The State of New Jersey is looking to provide more opportunities for the next generation of construction workers. There have been steps taken to prioritize the use of apprenticeship programs for public work jobs in the state to do this.
Unions have demonstrated over the last century that the instructing and molding of carpenters have been extremely beneficial for not only their future but for the future success of union-built projects. Taking the time to ensure these carpenters understand the best practices, methods, and safety regulations are crucial when developing apprentices. The New Jersey Public Works Contractor Registration Act instills this same motive, requiring updated training and apprenticeship guidelines for all publicly-funded projects across the state.
“Construction has come a long way; The field is now safer, smarter, more productive, and more time-efficient,” Local 254 member Danny Winkler stated gratefully. Winkler continued, “I have seen a change in the approach to training and educating apprentices in both the classroom and the job site. The requirements at the Edison Carpenters Training Facility have become more rigid. It is harder to become an apprentice now because you have to prove that you can not only do the job but also perform the tasks and challenges presented to you.”
Publicly-funded projects like the American Dream and the Newark Airport renovations are roughly $2 billion projects each. Projects of these sizes provide work and training opportunities for contractors and construction workers alike. Labor Management has worked cohesively in this process as they swayed the state into prioritizing Apprenticeships and training requirements for these massive projects.
“I have worked as an apprentice for Sloan & Company for almost two and a half years. I have been able to see firsthand how the approach to training apprentices has improved. Every opportunity is a learning opportunity and has allowed me to learn new skills and expand my knowledge of modern construction,” Winkler further explained.
“Construction is a very, very old business. From the days of the Pyramids, and Greek temples, to the creation of the Panama canal, advances in the building have come from gains inefficiency. Efficiency in the use of materials, faster processes, and an increase of skill,” stated Local 254 Council Rep Jason Friedman, “To meet the challenges of the future, the next generation of carpenters will need to embrace a higher level of training and education.”

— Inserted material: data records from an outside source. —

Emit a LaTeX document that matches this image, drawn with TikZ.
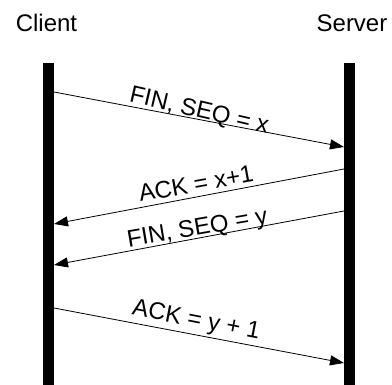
\documentclass[tikz,border=0pt]{standalone}
\usepackage{fontspec}
\setmainfont{Liberation Sans}
\usetikzlibrary{arrows.meta}
\begin{document}
\begin{tikzpicture}[x=1pt,y=-1pt,
  every node/.style={font=\fontsize{24}{28}\selectfont, inner sep=0pt},
  lifeline/.style={fill=black, draw=none, minimum width=11pt, minimum height=322pt, anchor=north},
  msg/.style={line width=0.8pt, -{Triangle[length=14pt,width=10pt]}},
  msglabel/.style={anchor=base}]
\useasboundingbox (0,0) rectangle (392,385);
% participants
\node[anchor=base] (client) at (46.5,32) {Client};
\node[anchor=base] (server) at (352,32) {Server};
% lifelines
\node[lifeline] (cbar) at (48.5,63) {};
\node[lifeline] (sbar) at (349.5,63) {};
% message end points on the lifelines
\coordinate (c1) at (54,92);   \coordinate (s1) at (344,147);
\coordinate (s2) at (344,169); \coordinate (c2) at (54,224);
\coordinate (s3) at (344,211); \coordinate (c3) at (54,265);
\coordinate (c4) at (54,308);  \coordinate (s4) at (344,363);
% messages
\draw[msg] (c1) -- (s1);
\draw[msg] (s2) -- (c2);
\draw[msg] (s3) -- (c3);
\draw[msg] (c4) -- (s4);
% labels
\node[msglabel, rotate=-13] (l1) at (197.7,117.6) {FIN, SEQ = x};
\node[msglabel, rotate=10.2] (l2) at (197.5,191.7) {ACK = x+1};
\node[msglabel, rotate=9.7] (l3) at (198.5,235.3) {FIN, SEQ = y};
\node[msglabel, rotate=-11] (l4) at (195,327) {ACK = y + 1};
\end{tikzpicture}
\end{document}
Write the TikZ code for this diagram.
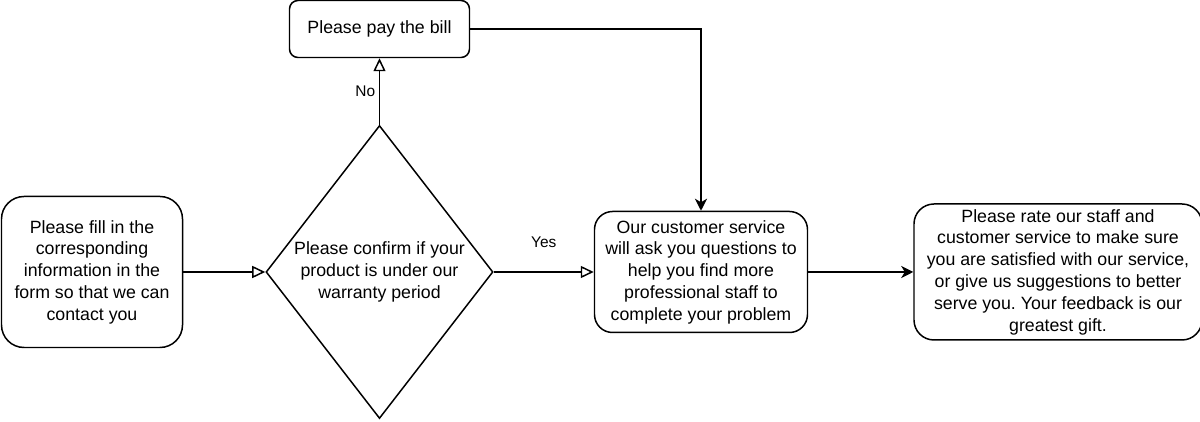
\documentclass[tikz,border=0pt]{standalone}
\usepackage{fontspec}
\setmainfont{Liberation Sans}
\usetikzlibrary{positioning, quotes, arrows.meta, shapes.geometric}
\frenchspacing
\tikzset{
every node/.style = {font = \fontsize{10.1}{12.4}\selectfont},
every edge quotes/.style = {font = \fontsize{8.8}{10.5}\selectfont, inner sep = 2pt},
process/.style = {rectangle, draw, line width = 0.85pt, inner sep = 1pt,
   align = center},
decision/.style = {diamond, draw, line width = 0.85pt, inner sep = 0pt,
   aspect = 0.775, minimum width = 4.54cm, minimum height = 5.86cm, align = center},
flow/.style = {-{Stealth[length = 2.4mm, width = 2.4mm, inset = 0.7mm]},
   line width = 0.85pt},
choice/.style = {-{Triangle[open, length = 2.6mm, width = 2.4mm]},
   line width = 0.85pt}
}
\begin{document}
\begin{tikzpicture}
\useasboundingbox (0,-3.0) rectangle (24,5.44);

%% Steps of the main row
\node [process, minimum width = 3.62cm, minimum height = 3.02cm, rounded corners = 0.45cm]
   (form) at (1.84,0) {Please fill in the\\corresponding\\information in the\\form so that we can\\contact you};
\node [decision] (check) [right = 1.64cm of form]
   {Please confirm if your\\product is under our\\warranty period};
\node [process, minimum width = 4.26cm, minimum height = 2.42cm, rounded corners = 0.36cm]
   (service) [right = 2cm of check] {Our customer service\\will ask you questions to\\help you find more\\professional staff to\\complete your problem};
\node [process, minimum width = 5.76cm, minimum height = 2.72cm, rounded corners = 0.4cm]
   (rate) [right = 2.1cm of service] {Please rate our staff and\\customer service to make sure\\you are satisfied with our service,\\or give us suggestions to better\\serve you. Your feedback is our\\greatest gift.};

%% Step when out of warranty
\node [process, minimum width = 3.6cm, minimum height = 1.14cm, rounded corners = 0.17cm]
   (bill) [above = 1.33cm of check] {Please pay the bill};

%% Connectors
\path [choice] (form) edge (check);
\path [choice] (check) edge ["No" left] (bill);
\path [choice] (check) edge ["Yes" {above = 0.41cm}] (service);
\draw [flow] (bill.east) -| (service.north);
\path [flow] (service) edge (rate);

\end{tikzpicture}
\end{document}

In New Jersey, taxpayers want more than anything to see their hard-earned money supporting companies like Sloan & Company who help improve infrastructure and public transportation. These taxpayers wish to the best-trained workers in New Jersey to gain firsthand experience on these projects and apprentices. “In a world where technical sophistication and know-how are in demand, the next generation of construction workers must be highly skilled and nimble in their use of advanced technology,” said Friedman.
With this law being in effect for over a year, more and more union signatory contractors are bidding and working on public projects. The State of New Jersey is prioritizing training requirements for some of the largest projects and ultimately investing in our economy. The impact will have significant effects on the next generation of construction workers and the state overall.
Friedman states, “The pace of change, the pace of technological transformation, the increasing demand for safer, smarter job sites, and projects that are completed in a shorter time frame with less waste all point to a need for a technically sophisticated and nimble workforce. The only way to meet that reality is through training. The next generation of Carpenters will have it in abundance.”
Job sites and massive projects like Newark Airport and American Dream require the best trained and skilled workforce. The Carpenters provide the necessities that every project needs to flourish, and the state of NJ and recognize this.